# Complexity of Finding the Eigendecomposition of a *Symmetric* Matrix

This is a specialized version of a previous question: Complexity of Finding the Eigendecomposition of a Matrix .

For NxN symmetric matrices, it is known that O(N^3) time suffices to compute the eigen decomposition. The question is: can we achieve sub-cubic complexity? Thanks.

• Does this really need a separate question? Surely if someone knew the answer to this special case they would have said so in the other question. Nov 18 '10 at 17:11
• I stressed worst-case in my question, so I think this is fair... Nov 18 '10 at 17:55
• Are you sure about that O(N^3) time bound?

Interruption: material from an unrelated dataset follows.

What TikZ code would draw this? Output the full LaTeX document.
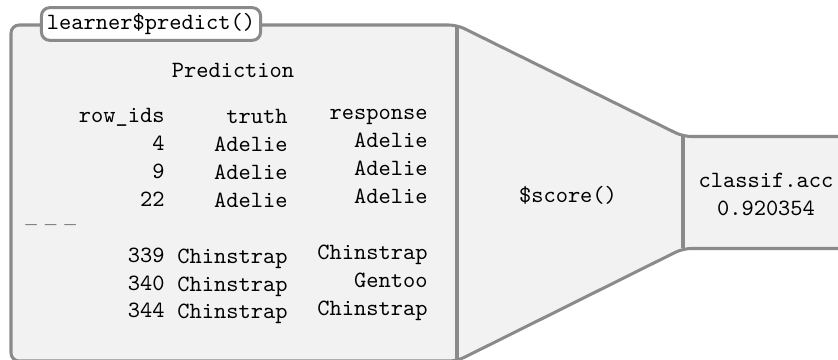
\documentclass[tikz,border=0pt]{standalone}
\usepackage{tikz}
\usetikzlibrary{calc}
\definecolor{edge}{HTML}{8A8A8A}
\definecolor{panel}{HTML}{F2F2F2}
\tikzset{
  outline/.style={draw=edge, line width=1.3pt, line join=round},
  body/.style={outline, fill=panel, rounded corners=3.5pt},
  tag/.style={draw=edge, line width=1.3pt, fill=white, rounded corners=3.5pt,
    minimum width=94pt, minimum height=14pt, inner sep=0pt, font=\ttfamily},
  txt/.style={font=\ttfamily, inner sep=0pt},
  col/.style={txt, align=right, anchor=base east}
}

\begin{document}
\begin{tikzpicture}[x=0.429pt, y=-0.429pt]
  \useasboundingbox (0,0) rectangle (838,360);
  \clip (0,0) rectangle (838,360);
  % panels
  \draw[body] (11,361) -- (11,25) -- (457,25) -- (683,136.5) -- (870,136.5)
    -- (870,248.5) -- (683,248.5) -- (457,361) -- cycle;
  \draw[outline] (457,25) -- (457,364);
  \draw[outline] (683,136.5) -- (683,248.5);
  % prediction table (base = last line)
  \node[tag] (call) at (151,24) {learner\$predict()};
  \node[txt] (pred) at (233,70) {Prediction};
  \node[col] (ids) at (165,318) {row\_ids\\4\\9\\22\\[12pt]339\\340\\344};
  \node[col] (truth) at (288,319) {truth\\Adelie\\Adelie\\Adelie\\[12pt]Chinstrap\\Chinstrap\\Chinstrap};
  \node[col] (resp) at (428,315.5) {response\\Adelie\\Adelie\\Adelie\\[12pt]Chinstrap\\Gentoo\\Chinstrap};
  \node[inner sep=0pt, anchor=base west] (gap) at (25,232) {\textendash\ \textendash\ \textendash};
  % scoring
  \node[txt] (score) at (568,195) {\$score()};
  \node[txt, align=center] (acc) at (766,194) {classif.acc\\0.920354};
\end{tikzpicture}
\end{document}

See my related question about Gaussian elimination. Dec 29 '10 at 21:45
• It seems from mathoverflow.net/questions/24287/… you can get $O(n^3)$ for an approximate solution. Dec 30 '10 at 20:54

## 2 Answers

I know this is a really old question, but it seems like this recent paper https://arxiv.org/abs/1912.08805 improves the runtime to $$O(n^\omega)$$, down from $$O(n^3)$$.

As I see it, this special case is not easier than the general case. Purely symbolically, you can reduce the problem of finding the singular-value decomposition (SVD) to the problem of diagonalizing a symmetric matrix. One can read off the SVD of M from the eigenvectors and eigenvalues of M* M. Note that the reduction involves only a matrix multiplication to compute M* M. It does not seem that there should be any serious numerical issues.